Dès lors, les schémas directeurs définis par le STIF avec les transporteurs – SNCF et Réseau ferré de France – organisent la remise à niveau des réseaux selon trois étapes. Celui de la ligne B va entrer en vigueur ; pour celui de la ligne D, les travaux commencent ; celui de la ligne C n'est pas encore mis en oeuvre. Le principe, plus ou moins facile à appliquer selon les réseaux, est le suivant. Le RER ira moins loin, s'arrêtant aux villes nouvelles, mais sera omnibus et plus fréquent, avec un train toutes les trois à cinq minutes, sur le modèle du S-Bahn allemand. En somme, le RER deviendra une sorte de super métro de la zone agglomérée. Le RER C, par exemple, s'arrêterait à Brétigny-sur-Orge.
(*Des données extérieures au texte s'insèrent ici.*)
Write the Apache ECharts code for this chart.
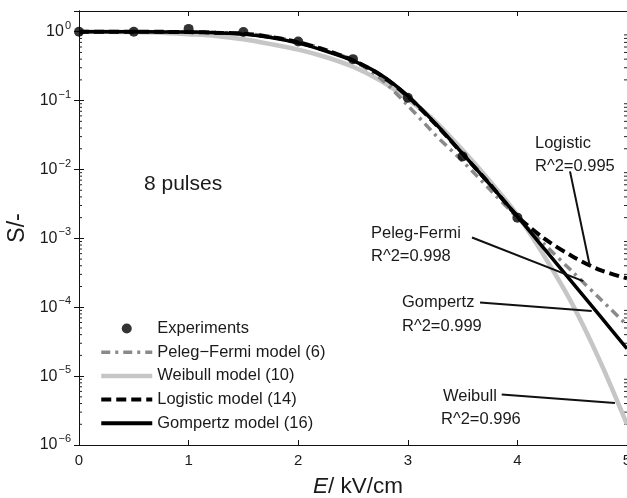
<!DOCTYPE html>
<html><head><meta charset="utf-8">
<script src="https://cdn.jsdelivr.net/npm/echarts@6/dist/echarts.min.js"></script>
<style>html,body{margin:0;padding:0;background:#fff}#c{width:627px;height:498px}</style>
</head><body><div id="c"></div>
<script>
// ---- data ----
const fieldE = [0,0.25,0.5,0.75,1,1.25,1.5,1.75,2,2.25,2.5,2.75,3,3.25,3.5,3.75,4,4.25,4.5,4.75,5];
const expE = [0,0.5,1,1.5,2,2.5,3,3.5,4];
const expS = [1.0,1.0,1.1,0.99,0.72,0.40,0.11,0.0155,0.0020];
const pelegS = [1,1,1,0.998,0.993,0.975,0.94,0.85,0.71,0.55,0.38,0.21,0.085,0.032,0.0132,0.0051,0.0020,8.1e-4,3.3e-4,1.35e-4,5.5e-5];
const weibullS = [1,1,0.99,0.966,0.92,0.87,0.776,0.66,0.55,0.43,0.31,0.195,0.105,0.0501,0.0191,0.00676,0.00219,5.37e-4,1.12e-4,1.7e-5,2.0e-6];
const logisticS = [1,1,1,0.996,0.99,0.968,0.94,0.84,0.70,0.54,0.385,0.235,0.115,0.046,0.0168,0.0061,0.0021,9.8e-4,5.5e-4,3.5e-4,2.63e-4];
const gompertzS = [1,1,1,0.995,0.989,0.966,0.923,0.822,0.684,0.525,0.380,0.240,0.1175,0.0468,0.0170,0.00603,0.00209,6.9e-4,2.29e-4,7.6e-5,2.5e-5];
const seriesNames = ['Experiments','Peleg\u2212Fermi model (6)','Weibull model (10)','Logistic model (14)','Gompertz model (16)'];
const xTicks = [0,1,2,3,4,5];
const yDecades = [1e-6,1e-5,1e-4,1e-3,1e-2,1e-1,1];
const minorMult = [2,3,4,5,6,7,8,9];
// annotation leaders (data coords)
const leaderLogistic = [[4.48,9.4e-3],[4.662,3.9e-4]];
const leaderPeleg = [[3.586,1.03e-3],[4.601,2.4e-4]];
const leaderGompertz = [[3.659,1.17e-4],[4.678,8.8e-5]];
const leaderWeibull = [[3.857,5.4e-6],[4.89,4.07e-6]];

const pair = (xs, ys) => xs.map((x,i)=>[x, ys[i]]);
const minorTicks = [];
yDecades.slice(0,-1).forEach(d => minorMult.forEach(m => minorTicks.push([0, d*m])));

const FONT = 'Liberation Sans, Arial, Helvetica, sans-serif';
const chart = echarts.init(document.getElementById('c'), null, {renderer:'canvas'});

function leader(data){
  return {type:'line', data:data, symbol:'none', silent:true, z:6,
    lineStyle:{color:'#111', width:2}, legendHoverLink:false, tooltip:{show:false}};
}

const ann = (text, x, y, size) => ({type:'text', x:x, y:y, z:100,
  style:{text:text, fill:'#1a1a1a', font: size + 'px ' + FONT, verticalAlign:'middle', align:'left'}});

const legendWidths = [0, 3.5, 4.5, 4, 4];
const legendData = seriesNames.map((n,i) => i === 0 ? {name:n} : {name:n, itemStyle:{opacity:0}, lineStyle:{width:legendWidths[i]}});

chart.setOption({
  animation:false,
  textStyle:{fontFamily:FONT},
  grid:{left:79, right:0, top:11, bottom:53, containLabel:false, outerBoundsMode:'none'},
  legend:{
    data: legendData, orient:'vertical', left:99, top:320, padding:0,
    itemWidth:51, itemHeight:10, itemGap:6.7,
    lineStyle:{width:'inherit'},
    textStyle:{fontSize:16.5, color:'#1a1a1a', fontFamily:FONT},
    selectedMode:false
  },
  xAxis:[{
    type:'value', min:0, max:5, interval:1, position:'bottom',
    axisLine:{show:true, lineStyle:{color:'#111', width:1}},
    axisTick:{show:true, inside:true, length:5, lineStyle:{color:'#111'}},
    axisLabel:{fontSize:15, color:'#1a1a1a', margin:8, showMaxLabel:true, showMinLabel:true},
    splitLine:{show:false},
    name:'{i|E}{n|/ kV/cm}', nameLocation:'middle', nameGap:30,
    nameTextStyle:{padding:[0,0,0,10], rich:{i:{fontStyle:'italic', fontSize:22.5, color:'#1a1a1a', fontFamily:FONT}, n:{fontSize:22.5, color:'#1a1a1a', fontFamily:FONT}}}
  },{
    type:'value', min:0, max:5, interval:1, position:'top',
    axisLine:{show:true, lineStyle:{color:'#111', width:1}},
    axisTick:{show:true, inside:true, length:5, lineStyle:{color:'#111'}},
    axisLabel:{show:false}, splitLine:{show:false}
  }],
  yAxis:[{
    type:'log', logBase:10, min:1e-6, max:2, position:'left',
    axisLine:{show:true, lineStyle:{color:'#111', width:1}},
    axisTick:{show:true, inside:true, length:5, lineStyle:{color:'#111'}},
    axisLabel:{
      margin:8, showMaxLabel:false,
      formatter:function(v){
        const l = Math.log10(v); const e = Math.round(l);
        if (Math.abs(l - e) > 1e-6) return '';
        return '{b|10}{s|' + (e < 0 ? '\u2212' + (-e) : e) + '}';
      },
      rich:{b:{fontSize:16, color:'#1a1a1a', fontFamily:FONT}, s:{fontSize:11, color:'#1a1a1a', fontFamily:FONT, verticalAlign:'bottom', padding:[0,0,12,1]}}
    },
    splitLine:{show:false},
    name:'S/-', nameLocation:'middle', nameGap:49, nameRotate:90,
    nameTextStyle:{fontSize:23, color:'#1a1a1a', fontFamily:FONT}
  },{
    type:'log', logBase:10, min:1e-6, max:2, position:'right',
    axisLine:{show:true, lineStyle:{color:'#111', width:1}},
    axisTick:{show:true, inside:true, length:5, lineStyle:{color:'#111'}},
    axisLabel:{show:false}, splitLine:{show:false}
  }],
  series:[
    {type:'custom', silent:true, data:minorTicks, encode:{x:0,y:1}, z:1, clip:false,
      renderItem:function(params, api){
        const v = api.value(1);
        const pL = api.coord([0, v]); const pR = api.coord([5, v]);
        return {type:'group', children:[
          {type:'line', shape:{x1:pL[0], y1:pL[1], x2:pL[0]+3, y2:pL[1]}, style:{stroke:'#222', lineWidth:1}},
          {type:'line', shape:{x1:pR[0], y1:pR[1], x2:pR[0]-3, y2:pR[1]}, style:{stroke:'#222', lineWidth:1}}
        ]};
      }},
    {name:seriesNames[1], type:'line', data:pair(fieldE, pelegS), symbol:'none', showSymbol:false, smooth:0.3, z:3,
      lineStyle:{color:'#8a8a8a', width:3.5, type:[9,5,3,5]}, itemStyle:{color:'#8a8a8a'}},
    {name:seriesNames[2], type:'line', data:pair(fieldE, weibullS), symbol:'none', showSymbol:false, smooth:0.3, z:2,
      lineStyle:{color:'#c6c6c6', width:4.5}, itemStyle:{color:'#c6c6c6'}},
    {name:seriesNames[3], type:'line', data:pair(fieldE, logisticS), symbol:'none', showSymbol:false, smooth:0.3, z:4,
      lineStyle:{color:'#000', width:4, type:[10,5]}, itemStyle:{color:'#000'}},
    {name:seriesNames[4], type:'line', data:pair(fieldE, gompertzS), symbol:'none', showSymbol:false, smooth:0.3, z:5,
      lineStyle:{color:'#000', width:3.5}, itemStyle:{color:'#000'}},
    {name:seriesNames[0], type:'scatter', data:pair(expE, expS), symbol:'circle', symbolSize:10, z:7, clip:false,
      itemStyle:{color:'#000'}},
    leader(leaderLogistic), leader(leaderPeleg), leader(leaderGompertz), leader(leaderWeibull)
  ],
  graphic:[
    ann('8 pulses', 144, 184, 21),
    ann('Logistic', 535, 143, 16.5),
    ann('R^2=0.995', 535, 166, 16.5),
    ann('Peleg-Fermi', 371, 233, 16.5),
    ann('R^2=0.998', 371, 256, 16.5),
    ann('Gompertz', 402, 302, 16.5),
    ann('R^2=0.999', 402, 326, 16.5),
    ann('Weibull', 443, 396, 16.5),
    ann('R^2=0.996', 441, 419, 16.5)
  ]
});
</script></body></html>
Au-delà, la desserte serait assurée par des trains omnibus de Dourdan ou Saint-Martin d'Étampes jusqu'à Brétigny, comme aujourd'hui, puis directs jusqu'à Paris, à l'exception d'un ou deux arrêts à un point de maillage important comme Juvisy et dans une gare de correspondance avec la rocade du Grand Paris. Ces trains n'emprunteraient pas les tunnels dédiés au RER, mais auraient pour terminus une gare de surface, Paris-Austerlitz, après avoir desservi Bibliothèque-François-Mitterrand, appelée à accueillir tous les trains. Pour le RER B, le principe sera le même, à ceci près que tous les trains seront omnibus ; la fréquence augmentera pour atteindre vingt trains par heure entre Paris et Aulnay-sous-Bois, soit un train toutes les trois minutes. On ne sait ce qu'il adviendra du projet CDG Express qui devait aller de pair avec ces changements. Quoi qu'il en soit, ceux-ci interviendront fin 2012 ou début 2013. D'ici deux ou trois ans, la fréquence sera plus satisfaisante. Pour le RER C, il faudra attendre un peu plus.
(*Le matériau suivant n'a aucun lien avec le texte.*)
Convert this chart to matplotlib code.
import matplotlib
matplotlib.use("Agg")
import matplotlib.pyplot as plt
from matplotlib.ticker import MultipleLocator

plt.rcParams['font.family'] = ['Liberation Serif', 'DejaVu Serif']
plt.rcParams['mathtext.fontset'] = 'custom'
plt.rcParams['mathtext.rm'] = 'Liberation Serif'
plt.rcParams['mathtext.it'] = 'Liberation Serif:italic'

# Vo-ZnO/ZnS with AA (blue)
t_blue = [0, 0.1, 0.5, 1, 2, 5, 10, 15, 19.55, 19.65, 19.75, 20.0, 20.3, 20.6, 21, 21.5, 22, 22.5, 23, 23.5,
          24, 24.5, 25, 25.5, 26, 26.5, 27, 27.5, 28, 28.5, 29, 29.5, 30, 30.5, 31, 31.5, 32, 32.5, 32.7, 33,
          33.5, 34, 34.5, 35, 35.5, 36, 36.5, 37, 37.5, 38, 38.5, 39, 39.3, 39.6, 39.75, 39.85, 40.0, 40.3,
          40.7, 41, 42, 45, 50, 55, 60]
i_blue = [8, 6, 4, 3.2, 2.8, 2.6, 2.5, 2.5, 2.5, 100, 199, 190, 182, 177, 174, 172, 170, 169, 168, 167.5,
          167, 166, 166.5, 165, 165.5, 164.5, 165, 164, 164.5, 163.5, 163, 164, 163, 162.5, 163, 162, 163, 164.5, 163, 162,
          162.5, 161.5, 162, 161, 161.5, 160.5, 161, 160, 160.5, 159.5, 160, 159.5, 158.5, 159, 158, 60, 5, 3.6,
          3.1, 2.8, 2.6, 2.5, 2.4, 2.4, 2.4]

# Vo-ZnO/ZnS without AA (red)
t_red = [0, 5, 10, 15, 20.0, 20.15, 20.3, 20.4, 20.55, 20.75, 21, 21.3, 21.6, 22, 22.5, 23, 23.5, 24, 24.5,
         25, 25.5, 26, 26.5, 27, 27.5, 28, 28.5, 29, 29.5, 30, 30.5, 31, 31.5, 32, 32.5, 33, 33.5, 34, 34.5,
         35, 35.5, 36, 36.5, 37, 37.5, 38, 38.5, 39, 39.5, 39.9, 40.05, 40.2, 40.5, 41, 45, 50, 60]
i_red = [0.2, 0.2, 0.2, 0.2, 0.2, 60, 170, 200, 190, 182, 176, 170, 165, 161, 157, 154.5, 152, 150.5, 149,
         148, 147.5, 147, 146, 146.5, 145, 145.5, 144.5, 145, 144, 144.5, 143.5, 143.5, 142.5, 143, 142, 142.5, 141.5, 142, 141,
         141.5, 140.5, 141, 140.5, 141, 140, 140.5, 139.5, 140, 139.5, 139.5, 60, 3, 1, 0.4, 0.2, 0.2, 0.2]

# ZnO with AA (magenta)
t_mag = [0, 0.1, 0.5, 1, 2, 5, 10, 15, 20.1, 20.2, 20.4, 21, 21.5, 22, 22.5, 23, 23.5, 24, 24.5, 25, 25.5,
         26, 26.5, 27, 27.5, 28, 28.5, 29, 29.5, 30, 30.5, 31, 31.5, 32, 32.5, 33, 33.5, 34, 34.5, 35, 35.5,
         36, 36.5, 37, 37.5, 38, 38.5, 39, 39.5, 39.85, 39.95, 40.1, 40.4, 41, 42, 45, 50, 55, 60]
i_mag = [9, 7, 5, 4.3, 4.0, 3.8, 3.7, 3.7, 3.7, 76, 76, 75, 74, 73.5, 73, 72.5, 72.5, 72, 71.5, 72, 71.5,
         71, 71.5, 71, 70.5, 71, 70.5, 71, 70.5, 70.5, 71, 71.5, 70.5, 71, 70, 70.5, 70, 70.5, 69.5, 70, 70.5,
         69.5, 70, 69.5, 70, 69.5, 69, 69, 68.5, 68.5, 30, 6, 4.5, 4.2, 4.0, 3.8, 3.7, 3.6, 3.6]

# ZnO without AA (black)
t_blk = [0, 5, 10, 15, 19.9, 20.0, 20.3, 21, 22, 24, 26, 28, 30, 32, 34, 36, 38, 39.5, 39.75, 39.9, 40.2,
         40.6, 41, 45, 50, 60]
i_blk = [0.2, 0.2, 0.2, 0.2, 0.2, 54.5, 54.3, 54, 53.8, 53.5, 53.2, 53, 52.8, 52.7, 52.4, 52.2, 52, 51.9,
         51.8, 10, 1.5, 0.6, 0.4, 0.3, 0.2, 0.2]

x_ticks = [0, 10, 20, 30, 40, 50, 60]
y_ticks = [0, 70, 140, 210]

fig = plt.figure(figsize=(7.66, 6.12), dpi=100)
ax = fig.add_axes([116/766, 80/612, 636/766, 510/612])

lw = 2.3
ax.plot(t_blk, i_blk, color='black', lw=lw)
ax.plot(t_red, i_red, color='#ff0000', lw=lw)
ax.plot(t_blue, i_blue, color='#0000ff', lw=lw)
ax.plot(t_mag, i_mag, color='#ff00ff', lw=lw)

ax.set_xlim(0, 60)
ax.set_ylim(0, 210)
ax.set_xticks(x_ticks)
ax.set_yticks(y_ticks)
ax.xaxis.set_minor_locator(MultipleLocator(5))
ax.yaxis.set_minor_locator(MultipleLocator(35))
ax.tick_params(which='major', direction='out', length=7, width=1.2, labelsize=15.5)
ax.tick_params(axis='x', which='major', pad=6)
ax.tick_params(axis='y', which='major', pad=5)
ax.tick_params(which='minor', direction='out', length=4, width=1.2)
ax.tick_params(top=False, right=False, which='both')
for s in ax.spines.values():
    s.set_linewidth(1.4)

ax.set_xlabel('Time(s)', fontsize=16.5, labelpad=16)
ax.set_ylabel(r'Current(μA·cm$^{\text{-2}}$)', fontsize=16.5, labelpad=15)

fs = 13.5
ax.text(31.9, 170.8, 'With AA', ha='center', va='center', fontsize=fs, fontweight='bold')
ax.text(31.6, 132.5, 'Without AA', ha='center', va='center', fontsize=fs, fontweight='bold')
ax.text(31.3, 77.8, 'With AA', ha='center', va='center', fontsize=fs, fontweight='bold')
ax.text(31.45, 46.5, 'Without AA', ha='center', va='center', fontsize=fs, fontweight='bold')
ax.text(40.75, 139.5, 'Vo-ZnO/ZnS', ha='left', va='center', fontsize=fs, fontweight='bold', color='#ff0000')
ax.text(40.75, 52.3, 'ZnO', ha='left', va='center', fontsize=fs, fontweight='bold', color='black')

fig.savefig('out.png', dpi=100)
Ces travaux sont d'autant plus coûteux qu'ils supposent des voies dédiées, indépendantes de celles qu'empruntent les trains grandes lignes. La tâche a été relativement facile sur la ligne B, même s'il a fallu poser des voies et aménager des terminus et des sauts de mouton. Elle a été plus difficile sur la ligne D. Sur la ligne C, elle implique la pose de deux voies supplémentaires entre Juvisy, voire Brétigny, et Paris, laquelle pourrait résulter de la construction de la ligne à grande vitesse Paris-Orléans-Clermont-Ferrand-Lyon (POCL)

Enfin, Monsieur Malherbe, le principe que vous proposez est difficile à appliquer aux lignes de RER existantes mais préside au projet de prolongement de la ligne E vers l'ouest : les trains ne traverseront pas Paris mais auront pour terminus La Défense lorsqu'ils viendront de l'est et la future gare Rosa-Parks – ex-gare Évangile – lorsqu'ils viendront de Mantes-la-Jolie.